I have read this concern many times on the boards. Here is the companies description from their 10-K.
Our origins are rooted in open source, which facilitates rapid adoption of our software and enables efficient distribution of our technology. Developers can download our software directly from our website for use in development and production environments. These downloads include both free and paid products. Open source also fosters our vibrant community of developers who help improve our products and build on top of them. As of April 30, 2019, our community included over 120,000 Meetup members across 215 Meetup groups in 48 countries. Meetup members are individuals who opt into an Elasticsearch Meetup group on meetup.com, an independent third-party website.
Our business model is based on a combination of open source and proprietary software. Many features of our software can be used free of charge. Some are only available through paid subscriptions, which include access to specific proprietary features and also include support. Unlike some open source companies, we do not build a separate enterprise version of an original open source project. Instead, we develop and test one robust codebase, over which we maintain control. We believe that maintaining full control over the source code enables us to develop better products for our users and customers. Our sales and marketing efforts start with developers who have already adopted our software and then evolve to departmental decision-makers and senior executives who have broad purchasing power in their organizations. All of these actions help us build a powerful commercial business model on top of open source.
Our customers often significantly expand their usage of our products over time. Expansion includes increasing the number of developers using our products, increasing the utilization of our products for a particular use case, and applying our products to new use cases. We focus some of our direct sales efforts on encouraging these types of expansion within our customer base.
https://ir.elastic.co/Cache/398528349.pdf
Our Business Model
Our business model refers to how we make our software available, including our open source distribution and go-to-market strategy, and how we charge our customers. We believe our business model creates significant value for our users, our customers, and our company.
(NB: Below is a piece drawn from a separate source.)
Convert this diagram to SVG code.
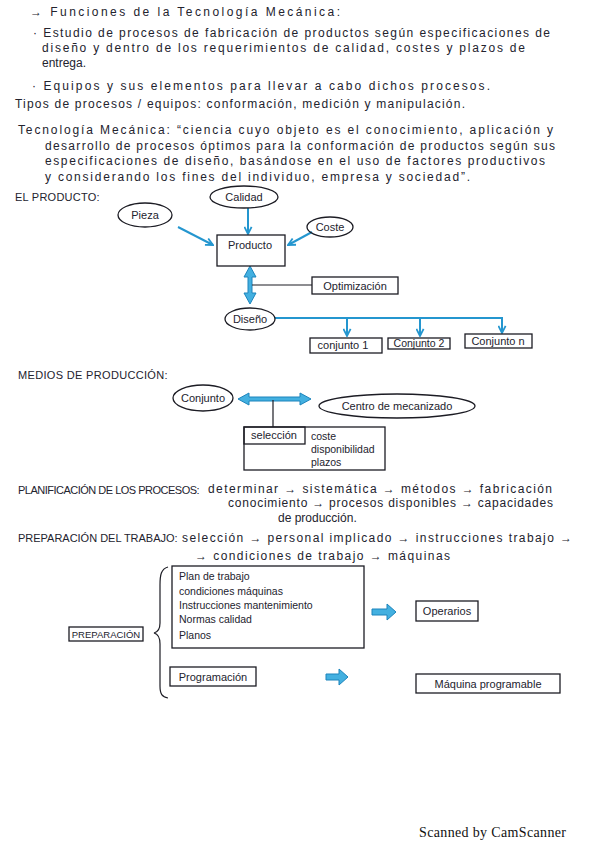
<svg xmlns="http://www.w3.org/2000/svg" width="599" height="848" viewBox="0 0 599 848">
<style>
 text { font-family: "Liberation Sans", Arial, sans-serif; font-size: 12px; fill: #23232e; }
 .hd { font-size: 11px; letter-spacing: 0.4px; }
 .nl { text-anchor: middle; font-size: 11px; }
 .sm { font-size: 10.5px; }
 .node { fill: none; stroke: #1c1c24; stroke-width: 1.3; }
 .blue { fill: none; stroke: #2496cf; stroke-width: 2; }
 .fat { fill: #43b0e0; stroke: #1c84bc; stroke-width: 1; }
 .ink { fill: none; stroke: #1c1c24; stroke-width: 1.2; }
 .scan { font-family: "Liberation Serif", "Times New Roman", serif; font-size: 14px; fill: #111; }
</style>
<defs>
 <marker id="ah" viewBox="0 0 10 10" refX="9" refY="5" markerWidth="9" markerHeight="9" markerUnits="userSpaceOnUse" orient="auto-start-reverse">
  <path d="M1,1 L9,5 L1,9" fill="none" stroke="#2496cf" stroke-width="2"/>
 </marker>
</defs>
<rect x="0" y="0" width="599" height="848" fill="#ffffff"/>

<g id="texto">
 <text x="30" y="16" textLength="310">→ Funciones de la Tecnología Mecánica:</text>
 <text x="33" y="37" textLength="517">· Estudio de procesos de fabricación de productos según especificaciones de</text>
 <text x="42" y="52" textLength="483">diseño y dentro de los requerimientos de calidad, costes y plazos de</text>
 <text x="42" y="67">entrega.</text>
 <text x="32" y="90" textLength="458">· Equipos y sus elementos para llevar a cabo dichos procesos.</text>
 <text x="15" y="108" textLength="450">Tipos de procesos / equipos: conformación, medición y manipulación.</text>
 <text x="18" y="134" textLength="535">Tecnología Mecánica: “ciencia cuyo objeto es el conocimiento, aplicación y</text>
 <text x="45" y="150" textLength="510">desarrollo de procesos óptimos para la conformación de productos según sus</text>
 <text x="45" y="165" textLength="500">especificaciones de diseño, basándose en el uso de factores productivos</text>
 <text x="45" y="181" textLength="425">y considerando los fines del individuo, empresa y sociedad”.</text>
 <text class="hd" x="15" y="201" textLength="85">EL PRODUCTO:</text>
 <text class="hd" x="18" y="379" textLength="150">MEDIOS DE PRODUCCIÓN:</text>
 <text class="hd" x="18" y="494" textLength="182">PLANIFICACIÓN DE LOS PROCESOS:</text>
 <text x="208" y="493" textLength="344">determinar → sistemática → métodos → fabricación</text>
 <text x="228" y="507" textLength="325">conocimiento → procesos disponibles → capacidades</text>
 <text x="278" y="522">de producción.</text>
 <text class="hd" x="18" y="542" textLength="160">PREPARACIÓN DEL TRABAJO:</text>
 <text x="182" y="542" textLength="390">selección → personal implicado → instrucciones trabajo →</text>
 <text x="195" y="560" textLength="255">→ condiciones de trabajo → máquinas</text>
</g>

<g id="conectores">
 <line class="blue" x1="178" y1="227" x2="213" y2="245" marker-end="url(#ah)"/>
 <line class="blue" x1="248" y1="208" x2="248" y2="234" marker-end="url(#ah)"/>
 <line class="blue" x1="312" y1="232" x2="288" y2="245" marker-end="url(#ah)"/>
 <polygon class="fat" points="250,266 244,277 248,277 248,293 244,293 250,304 256,293 252,293 252,277 256,277"/>
 <line class="ink" x1="252" y1="285" x2="312" y2="285"/>
 <path class="blue" d="M275,318 L503,318"/>
 <line class="blue" x1="347" y1="318" x2="347" y2="336" marker-end="url(#ah)"/>
 <line class="blue" x1="420" y1="318" x2="420" y2="336" marker-end="url(#ah)"/>
 <line class="blue" x1="502" y1="318" x2="502" y2="333" marker-end="url(#ah)"/>
 <polygon class="fat" points="238,399 249,393 249,397 300,397 300,393 311,399 300,405 300,401 249,401 249,405"/>
 <line class="ink" x1="273" y1="400" x2="273" y2="427"/>
 <path class="ink" d="M168,567 C161,569 160,575 160,585 L160,623 C160,629 158,632 154,633 C158,634 160,638 160,644 L160,686 C160,694 162,697 168,698"/>
 <polygon class="fat" points="372,609 387,609 387,604 396,612 387,620 387,615 372,615"/>
 <polygon class="fat" points="326,674 339,674 339,669 348,677 339,685 339,680 326,680"/>
</g>

<g id="pieza"><ellipse class="node" cx="145" cy="215" rx="27" ry="12"/><text class="nl" x="145" y="219">Pieza</text></g>
<g id="calidad"><ellipse class="node" cx="244" cy="197" rx="34" ry="11"/><text class="nl" x="244" y="201">Calidad</text></g>
<g id="coste"><ellipse class="node" cx="330" cy="227" rx="23" ry="10"/><text class="nl" x="330" y="231">Coste</text></g>
<g id="producto"><rect class="node" x="217" y="235" width="68" height="31"/><text class="nl" x="250" y="249">Producto</text></g>
<g id="optimizacion"><rect class="node" x="312" y="277" width="86" height="17"/><text class="nl" x="355" y="290">Optimización</text></g>
<g id="diseno"><ellipse class="node" cx="250" cy="319" rx="25" ry="11"/><text class="nl" x="250" y="323">Diseño</text></g>
<g id="conjunto1"><rect class="node" x="310" y="338" width="72" height="15"/><text class="nl" x="343" y="349">conjunto 1</text></g>
<g id="conjunto2"><rect class="node" x="388" y="338" width="62" height="11"/><text class="nl sm" x="419" y="347">Conjunto 2</text></g>
<g id="conjunton"><rect class="node" x="465" y="334" width="67" height="14"/><text class="nl" x="498" y="345">Conjunto n</text></g>

<g id="conjunto"><ellipse class="node" cx="203" cy="398" rx="30" ry="13"/><text class="nl" x="203" y="402">Conjunto</text></g>
<g id="centro"><ellipse class="node" cx="397" cy="406" rx="78" ry="12"/><text class="nl" x="397" y="410">Centro de mecanizado</text></g>
<g id="seleccion">
 <rect class="node" x="244" y="427" width="141" height="43"/>
 <rect class="node" x="244" y="427" width="61" height="17"/>
 <text class="nl" x="274" y="439">selección</text>
 <text class="sm" x="311" y="440">coste</text>
 <text class="sm" x="311" y="453">disponibilidad</text>
 <text class="sm" x="311" y="466">plazos</text>
</g>

<g id="documentos">
 <rect class="node" x="172" y="566" width="192" height="82"/>
 <text class="sm" x="179" y="580">Plan de trabajo</text>
 <text class="sm" x="179" y="595">condiciones máquinas</text>
 <text class="sm" x="179" y="609">Instrucciones mantenimiento</text>
 <text class="sm" x="179" y="623">Normas calidad</text>
 <text class="sm" x="179" y="639">Planos</text>
</g>
<g id="preparacion"><rect class="node" x="69" y="627" width="74" height="14"/><text class="nl" x="106" y="638" style="font-size:9.5px">PREPARACIÓN</text></g>
<g id="programacion"><rect class="node" x="170" y="667" width="86" height="19"/><text class="nl" x="213" y="681">Programación</text></g>
<g id="operarios"><rect class="node" x="416" y="601" width="62" height="20"/><text class="nl" x="447" y="615">Operarios</text></g>
<g id="maquina"><rect class="node" x="416" y="674" width="144" height="19"/><text class="nl" x="488" y="688">Máquina programable</text></g>

<text class="scan" x="419" y="837" textLength="147">Scanned by CamScanner</text>
</svg>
Our business model is based on a combination of open source and proprietary software. We market and distribute the Elastic Stack and our solutions using an open source distribution strategy. Developers are able to download our software directly from our website. Many features of our software can be used free of charge. Some are only available through paid subscriptions, which include access to specific proprietary features and also include support. These paid features can be unlocked with a simple license update, without the need to re-deploy the software. The rate at which our customers purchase additional subscriptions and expand the value of existing subscriptions depends on a number of factors, including customers’ level of satisfaction with our products, the nature and size of the deployments, the desire to address additional use cases, and the perceived need for additional proprietary features. The source code of all Elastic Stack features, whether they are open source or proprietary, is visible to the public in the form of “open code.”
Our open source model facilitates rapid and efficient developer adoption, particularly by empowering individual developers to download and use our software without payment, registration, or the friction of a formal sales interaction. Our use of open source licensing fosters a vibrant developer community around our products and solutions, which drives adoption of our products and increased interaction among users. Further, this approach enables community review of our code and products, which allows us to improve the reliability and security of our software. We believe that the number of times our products have been downloaded and the size of our developer community are indicative of the benefits of our open source strategy and the growth in adoption of our products. However, we typically do not have visibility into whether our products are being actively used unless the user opts to interact with us. As a result, we cannot accurately determine how much of our downloaded software is being actively used.
We have designed our strategy to avoid some of the risks associated with an open source model. One such risk relates to control over the direction and roadmap of our products. We maintain full control over the source code of our products and solutions. While community members may suggest changes to our products, only Elastic employees are able to commit changes to the codebase. Further, unlike some open source companies, we do not build a separate enterprise edition of an original open source project. Instead, we develop, maintain, and test a single robust codebase that is shared by our entire developer community.
Some open source companies sell only support for software that they make available at no cost. We believe this can create misaligned incentives in that the support vendor benefits from low software quality. Accordingly, we focus on designing high-quality software products that include proprietary features and are easy to use and reliable. We include support only as part of our subscriptions.
We believe in building products that provide value and appeal to the people who use them, including developers, architects, DevOps personnel, IT professionals, and security analysts. At the same time, a software company should be able to engage and build relationships with departmental or organizational leaders who make large technology purchasing decisions. At Elastic, we do both.
I make no claim as to understanding the software. However some lessons I have learned from this board are:
Follow the $$. If the revenues are increasing significantly, the company is doing something right.
If the customer base is expanding, they have something people want.
Trust in the company, until they have given you reason not too. If the company says this model is a good one, who am I to argue. Heck the founders built the company from nothing to a company valued just under 6 billion dollars. They obviously know understand the business they are in and what they are doing to a degree.